From what I can tell, the aircraft was properly receiving my throttle input, but the autopilot was ignoring the stimulus - this based on the ThrOut graph. However, the ThrOut graph did get very noisy, and it looks like the AngBst parameter may have had a factor in this. The mission planner dataflash logs page gives this definition for AngBst:
AngBst: throttle increase (from 0 ~ 1000) as a result of the copter leaning over (automatically added to all pilot and autopilot throttle to reduce altitude loss while leaning)

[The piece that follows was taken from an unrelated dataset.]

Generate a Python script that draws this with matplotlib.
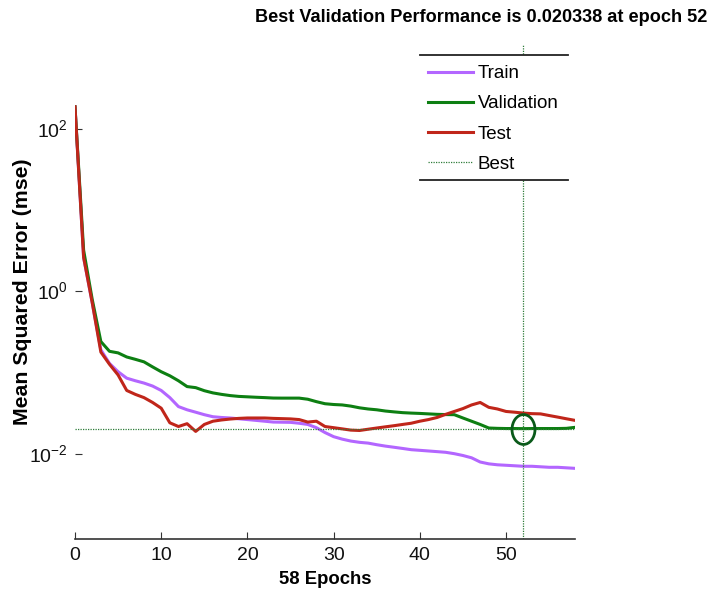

Some conditions: I had a GoPro mounted on the front, and had to hold aft elevator in stabilize mode. It was apparent the COG was too far forward and I made no effort to trim it out with the SkyRC controller. I did have the datalink receiver hooked up to a Nexus 7, which seemed to be working OK, but I was too busy worrying to check it during the event.
This wasn't what I expected, and either I don't understand Loiter mode, or the root cause could have been the fore COG. What should I have done to prevent this? I wouldn't think trimming from the transmitter would help this situation. That would be just like holding the stick aft. Should an autopilot parameter be changed to prevent this from occurring again? I do have a tarot gimbal that would solve the COG issue, but I'm not ready to destroy that just yet
I'm hoping somebody with more experience than I can explain this - I'm reluctant to use loiter again at this point.
Thanks in advance,
Wayne
Replies
The first time mine took off upward when in loiter it turned out that I was at about 5 meters and the battery failsafe RTL kicked in. The altitude of the RTL was 50 meters! It took off like a rocket but I left it alone and it came back down and landed. I was already over the landing spot.
The first time that happened I panicked, went to stabilize and cut the throttle too much. Cost me two props and a broken arm.
So does anybody know if there is a parameter that can compensate for "tilt" from the GoPro on front to prevent loss of control in loiter?